Please Stay Seated While the Train is Moving
On August 6, 2011, Standard & Poor’s downgraded the United States credit rating from AAA to AA+, kicking off a very turbulent week for the markets. I wrote the article below at the end of that week but didn’t have a place to publish it at the time. While the last few days’ volatilities haven’t compared in magnitude to that week in 2011 or a few others I can think of in 2008 during the financial crisis (there are weeks referred to by names such as “Lehman Week” or “Bear Sterns Week” that come to mind), it has brought back a sense of risk amongst investors that caused me to dust this off and post it.

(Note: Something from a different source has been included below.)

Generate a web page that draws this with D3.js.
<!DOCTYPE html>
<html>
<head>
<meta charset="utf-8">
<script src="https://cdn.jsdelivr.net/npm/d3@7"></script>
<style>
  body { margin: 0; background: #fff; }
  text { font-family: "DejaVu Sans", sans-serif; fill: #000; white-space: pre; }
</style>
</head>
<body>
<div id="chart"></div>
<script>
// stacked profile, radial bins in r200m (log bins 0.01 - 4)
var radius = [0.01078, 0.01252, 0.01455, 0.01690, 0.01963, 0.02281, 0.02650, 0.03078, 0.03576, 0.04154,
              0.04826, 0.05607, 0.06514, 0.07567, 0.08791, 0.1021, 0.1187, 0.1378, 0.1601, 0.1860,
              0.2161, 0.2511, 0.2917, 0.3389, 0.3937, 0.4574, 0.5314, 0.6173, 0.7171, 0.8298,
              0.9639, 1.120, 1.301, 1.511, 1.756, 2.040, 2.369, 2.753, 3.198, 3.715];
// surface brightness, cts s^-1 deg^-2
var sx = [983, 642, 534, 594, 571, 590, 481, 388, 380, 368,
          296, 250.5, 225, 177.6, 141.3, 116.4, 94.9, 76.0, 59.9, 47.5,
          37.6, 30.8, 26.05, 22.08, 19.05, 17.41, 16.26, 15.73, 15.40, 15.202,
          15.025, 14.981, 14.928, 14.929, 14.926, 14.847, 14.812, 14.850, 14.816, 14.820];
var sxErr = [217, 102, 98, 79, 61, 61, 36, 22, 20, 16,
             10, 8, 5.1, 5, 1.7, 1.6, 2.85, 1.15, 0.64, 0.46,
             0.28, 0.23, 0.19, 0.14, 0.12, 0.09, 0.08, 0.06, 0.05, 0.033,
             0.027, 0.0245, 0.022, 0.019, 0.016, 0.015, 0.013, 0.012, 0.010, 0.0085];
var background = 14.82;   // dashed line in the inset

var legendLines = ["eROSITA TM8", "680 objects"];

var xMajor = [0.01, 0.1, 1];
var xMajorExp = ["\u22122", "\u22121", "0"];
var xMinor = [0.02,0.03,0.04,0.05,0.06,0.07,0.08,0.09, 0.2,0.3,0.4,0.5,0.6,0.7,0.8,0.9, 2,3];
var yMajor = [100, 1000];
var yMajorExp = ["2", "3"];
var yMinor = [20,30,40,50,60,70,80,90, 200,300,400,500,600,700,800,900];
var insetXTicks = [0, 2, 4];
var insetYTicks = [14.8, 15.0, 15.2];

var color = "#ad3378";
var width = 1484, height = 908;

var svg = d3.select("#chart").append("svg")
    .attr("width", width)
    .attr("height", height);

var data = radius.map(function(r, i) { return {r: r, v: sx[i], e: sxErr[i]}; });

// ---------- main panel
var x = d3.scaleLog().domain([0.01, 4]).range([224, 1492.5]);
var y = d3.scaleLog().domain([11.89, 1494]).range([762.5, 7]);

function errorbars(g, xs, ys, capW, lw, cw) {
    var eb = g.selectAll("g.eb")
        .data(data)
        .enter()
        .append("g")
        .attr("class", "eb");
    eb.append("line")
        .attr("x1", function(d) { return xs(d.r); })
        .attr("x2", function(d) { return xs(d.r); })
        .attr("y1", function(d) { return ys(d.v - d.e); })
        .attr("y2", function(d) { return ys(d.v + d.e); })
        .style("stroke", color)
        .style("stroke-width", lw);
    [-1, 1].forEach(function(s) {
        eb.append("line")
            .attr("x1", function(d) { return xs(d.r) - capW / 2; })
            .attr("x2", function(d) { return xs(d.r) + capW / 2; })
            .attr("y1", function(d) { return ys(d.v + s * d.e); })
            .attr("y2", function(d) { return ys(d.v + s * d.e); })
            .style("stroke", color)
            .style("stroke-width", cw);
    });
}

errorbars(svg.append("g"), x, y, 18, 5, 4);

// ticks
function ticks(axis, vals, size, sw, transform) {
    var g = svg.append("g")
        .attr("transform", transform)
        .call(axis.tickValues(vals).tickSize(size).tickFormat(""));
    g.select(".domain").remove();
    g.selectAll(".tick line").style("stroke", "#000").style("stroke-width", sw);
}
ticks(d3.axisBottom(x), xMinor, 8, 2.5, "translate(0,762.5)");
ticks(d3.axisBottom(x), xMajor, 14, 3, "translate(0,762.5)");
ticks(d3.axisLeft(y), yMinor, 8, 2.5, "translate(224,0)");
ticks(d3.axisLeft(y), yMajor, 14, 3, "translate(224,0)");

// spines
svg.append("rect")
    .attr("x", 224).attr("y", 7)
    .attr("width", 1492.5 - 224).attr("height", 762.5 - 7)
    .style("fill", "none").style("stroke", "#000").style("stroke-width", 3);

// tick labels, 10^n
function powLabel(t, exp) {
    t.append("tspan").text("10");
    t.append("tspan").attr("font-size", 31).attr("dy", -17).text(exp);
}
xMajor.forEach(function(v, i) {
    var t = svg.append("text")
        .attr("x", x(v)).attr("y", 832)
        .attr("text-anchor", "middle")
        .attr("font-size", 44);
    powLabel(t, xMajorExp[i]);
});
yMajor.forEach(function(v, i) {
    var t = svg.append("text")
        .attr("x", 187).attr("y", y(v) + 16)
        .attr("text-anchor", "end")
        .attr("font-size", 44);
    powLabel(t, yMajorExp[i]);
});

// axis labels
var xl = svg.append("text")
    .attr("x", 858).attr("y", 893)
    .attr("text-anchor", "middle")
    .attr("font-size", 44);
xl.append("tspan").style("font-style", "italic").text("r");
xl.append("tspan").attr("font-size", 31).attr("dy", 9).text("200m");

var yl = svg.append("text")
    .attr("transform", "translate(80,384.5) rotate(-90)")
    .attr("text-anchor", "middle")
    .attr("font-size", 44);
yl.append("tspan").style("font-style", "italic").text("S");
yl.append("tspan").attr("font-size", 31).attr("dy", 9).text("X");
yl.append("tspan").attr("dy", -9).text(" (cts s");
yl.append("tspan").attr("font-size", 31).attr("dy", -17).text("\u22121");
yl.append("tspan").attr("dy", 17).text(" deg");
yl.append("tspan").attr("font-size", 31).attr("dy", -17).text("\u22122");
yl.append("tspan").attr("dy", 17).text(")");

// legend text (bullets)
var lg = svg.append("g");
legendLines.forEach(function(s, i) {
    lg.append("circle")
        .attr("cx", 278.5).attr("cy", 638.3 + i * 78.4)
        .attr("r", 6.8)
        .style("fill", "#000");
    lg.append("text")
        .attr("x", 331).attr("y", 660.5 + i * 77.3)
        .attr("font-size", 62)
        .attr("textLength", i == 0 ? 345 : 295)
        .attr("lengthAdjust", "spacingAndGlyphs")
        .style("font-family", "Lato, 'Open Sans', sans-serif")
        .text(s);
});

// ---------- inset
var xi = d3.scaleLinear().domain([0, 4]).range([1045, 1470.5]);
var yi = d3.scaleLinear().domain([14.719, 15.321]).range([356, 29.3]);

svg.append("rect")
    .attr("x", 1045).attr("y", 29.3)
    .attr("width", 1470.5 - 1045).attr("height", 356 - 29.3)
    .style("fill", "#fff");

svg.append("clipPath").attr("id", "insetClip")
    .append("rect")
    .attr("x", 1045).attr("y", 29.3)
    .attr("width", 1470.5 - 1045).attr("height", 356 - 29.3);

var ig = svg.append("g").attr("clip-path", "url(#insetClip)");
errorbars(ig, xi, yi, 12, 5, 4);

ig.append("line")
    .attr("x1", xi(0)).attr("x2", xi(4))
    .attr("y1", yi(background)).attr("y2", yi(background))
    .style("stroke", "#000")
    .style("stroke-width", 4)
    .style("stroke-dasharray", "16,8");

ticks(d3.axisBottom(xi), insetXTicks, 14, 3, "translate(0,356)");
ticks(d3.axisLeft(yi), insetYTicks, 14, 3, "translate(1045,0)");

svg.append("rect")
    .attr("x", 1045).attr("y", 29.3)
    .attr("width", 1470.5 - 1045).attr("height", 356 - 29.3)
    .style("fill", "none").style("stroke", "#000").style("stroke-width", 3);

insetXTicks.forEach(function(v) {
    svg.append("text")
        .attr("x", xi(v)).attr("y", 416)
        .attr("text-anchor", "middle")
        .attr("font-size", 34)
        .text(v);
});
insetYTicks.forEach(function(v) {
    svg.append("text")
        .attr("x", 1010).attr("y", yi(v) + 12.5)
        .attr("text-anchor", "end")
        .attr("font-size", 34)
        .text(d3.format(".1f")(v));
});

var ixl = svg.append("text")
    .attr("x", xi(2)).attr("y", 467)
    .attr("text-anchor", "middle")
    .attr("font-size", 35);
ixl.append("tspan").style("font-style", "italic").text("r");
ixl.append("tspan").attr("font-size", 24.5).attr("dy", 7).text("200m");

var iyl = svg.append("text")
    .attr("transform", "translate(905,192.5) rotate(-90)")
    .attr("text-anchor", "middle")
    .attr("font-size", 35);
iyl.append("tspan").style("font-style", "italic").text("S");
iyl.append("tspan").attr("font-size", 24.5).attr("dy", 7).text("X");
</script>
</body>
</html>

4 Days of 400 Point Losses and Gains
The market last week (August 7 through August 12, 2011) tested even the toughest of iron-willed market veterans. We saw four straight days of 400-point losses and gains in the first four days of the week, with each day essentially undoing the market’s action of the previous day. Many of the biggest moves took place in a matter of minutes. On Tuesday, the market showed a partial recovery from Monday’s huge downswing through mid-day. When the Federal Reserve Open Market Committee released its commentary on the economy, the market reversed course, giving up its gains and showing a continuation of Monday’s losses. Then, in the last hour of trading, the market changed direction again, surging during a frantic final hour of trading to post a gain of almost 4% for the day. Then Wednesday, the pain returned and all those gains proved to be fleeting.

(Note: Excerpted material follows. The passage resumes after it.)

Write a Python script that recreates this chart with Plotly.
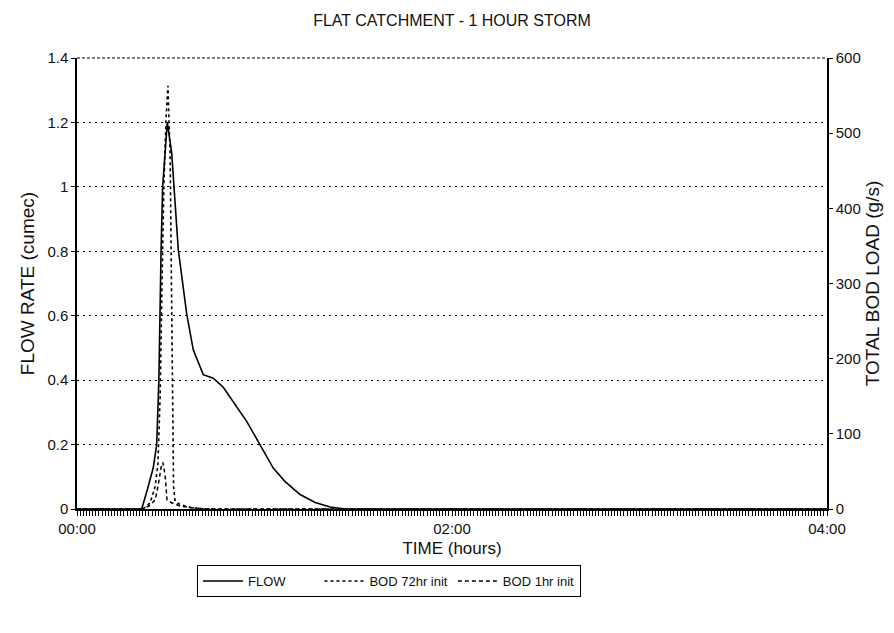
import plotly.graph_objects as go

# time in minutes from start
flow_t = [0, 20.7, 22.5, 24.4, 25.5, 26.2, 26.9, 27.4, 28.9, 30.3, 32.4, 35.1, 37.2,
          40.4, 43.6, 46.8, 54.3, 58.6, 62.8, 66.6, 71.4, 76.2, 81.0, 85.8, 240]
flow_v = [0, 0, 0.06, 0.128, 0.2, 0.4, 0.8, 1.0, 1.2, 1.106, 0.806, 0.606, 0.494,
          0.417, 0.406, 0.378, 0.272, 0.2, 0.127, 0.085, 0.045, 0.02, 0.006, 0.0, 0]

bod72_t = [0, 21.1, 23.4, 25.0, 25.9, 26.6, 27.2, 27.8, 28.5, 29.1, 29.8, 30.2, 30.6,
           30.9, 31.4, 33.0, 36.2, 39.4, 45.8, 240]
bod72_v = [0, 0, 8, 30, 60, 150, 300, 430, 520, 563, 470, 300, 150,
           30, 10, 6, 2, 0.5, 0, 0]

bod1_t = [0, 21.1, 23.4, 25.0, 25.9, 26.9, 27.5, 28.2, 28.8, 30.4, 33.0, 37.8, 42.6, 240]
bod1_v = [0, 0, 5, 12, 30, 55, 62, 45, 12, 8, 4, 1, 0, 0]

x_label_vals = [0, 120, 240]
x_label_text = ["00:00", "02:00", "04:00"]

# one tick per minute, labelled only at the hour marks above
tick_vals = list(range(0, 241))
tick_text = [x_label_text[x_label_vals.index(v)] if v in x_label_vals else ""
             for v in tick_vals]

FONT = "Liberation Sans, Arial, sans-serif"
W, H = 886, 625

fig = go.Figure()
fig.add_trace(go.Scatter(x=flow_t, y=flow_v, mode="lines",
                         name="FLOW" + "\u00a0" * 8,
                         line=dict(color="black", width=1.6, dash="solid")))
fig.add_trace(go.Scatter(x=bod72_t, y=bod72_v, mode="lines", name="BOD 72hr init",
                         yaxis="y2", line=dict(color="black", width=1.6, dash="dot")))
fig.add_trace(go.Scatter(x=bod1_t, y=bod1_v, mode="lines", name="BOD 1hr init",
                         yaxis="y2", line=dict(color="black", width=1.5, dash="4px,3px")))

fig.update_layout(
    width=W, height=H,
    margin=dict(l=69, r=67, t=50, b=124, autoexpand=False),
    paper_bgcolor="white", plot_bgcolor="white",
    font=dict(family=FONT, size=14, color="#111"),
    title=dict(text="FLAT CATCHMENT - 1 HOUR STORM", x=(375 + 69) / W, xanchor="center",
               y=1 - 12 / H, yanchor="middle", font=dict(size=16)),
    xaxis=dict(range=[0, 240], tickmode="array", tickvals=tick_vals, ticktext=tick_text,
               ticks="outside", ticklen=5, tickwidth=1, tickcolor="black",
               showline=True, linecolor="black", linewidth=1.5,
               showgrid=False, zeroline=False,
               tickfont=dict(size=15),
               title=dict(text="TIME (hours)", standoff=6, font=dict(size=17))),
    yaxis=dict(range=[0, 1.4], dtick=0.2, ticks="outside", ticklen=4,
               tickcolor="black", showline=True, linecolor="black", linewidth=1.5,
               showgrid=True, gridcolor="black", gridwidth=1.3, griddash="2px,4px",
               zeroline=False, automargin=False, tickfont=dict(size=15),
               title=dict(text="FLOW RATE (cumec)", standoff=8, font=dict(size=19))),
    yaxis2=dict(range=[0, 600], dtick=100, overlaying="y", side="right",
                ticks="outside", ticklen=4, tickcolor="black",
                showline=True, linecolor="black", linewidth=1.5,
                showgrid=False, zeroline=False, automargin=False,
                tickfont=dict(size=15),
                title=dict(text="TOTAL BOD LOAD (g/s)", standoff=6, font=dict(size=19))),
    legend=dict(orientation="h", x=(197 - 77) / 750, xanchor="left",
                y=-(565 - 509) / 451, yanchor="top",
                bordercolor="black", borderwidth=1, bgcolor="white",
                font=dict(size=13), itemwidth=40, tracegroupgap=0),
    showlegend=True,
)

# top frame line of the plot area
fig.add_shape(type="line", xref="paper", yref="paper", x0=0, x1=1, y0=1, y1=1,
              line=dict(color="black", width=1.2, dash="3px,2px"))

fig.write_html("out.html")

Is Market Timing Even a Thing?
It has long been argued that market timing – holding cash and then buying stock, seeking quick gains, then selling prior to the market reversing course – is nearly impossible to do consistently and that on any given day the market’s action is random. There are reams of data and practical experience to back this up (see Graham & Harvey for one of the most famous studies or Burton Malkiel’s classic book “A Random Walk Down Wall Street”). Yet many investors still believe they can beat the markets through market timing, relying on CNBC or Bloomberg, or some other source to provide them with an edge. I’ve long suspected that these notions aren’t based on any practical trading experience, but rather on a trick of psychology: Looking back after a change in the market’s mood, it is very easy to convince ourselves that the change – good or bad – was inevitable, obvious, and easily forecasted.
But let’s forget psychology for a minute. Let’s forget about piles of data showing that over time, frequent traders generally underperform index funds. Just think about what went on early last week… is there anyone that can claim any of those moves were obvious? If you acted on what you thought was obvious on Tuesday morning, you would have been wrong by 2:15 pm, and if you acted then on what seemed obvious, you would have been even more wrong by 4:00 pm. But then the next morning’s opening started the chaos all over again anyway.
Can You Trade With Any Certainty?
The point is that trying to trade with any degree of certainty when the market is seeing this much volatility is impossible. Stay seated while the train is moving, and make portfolio moves based on your long-term goals rather than your guess at the market direction. We can’t let the gyrations of a crazy week – or a month or a year – interrupt carefully made financial plans and portfolio designs.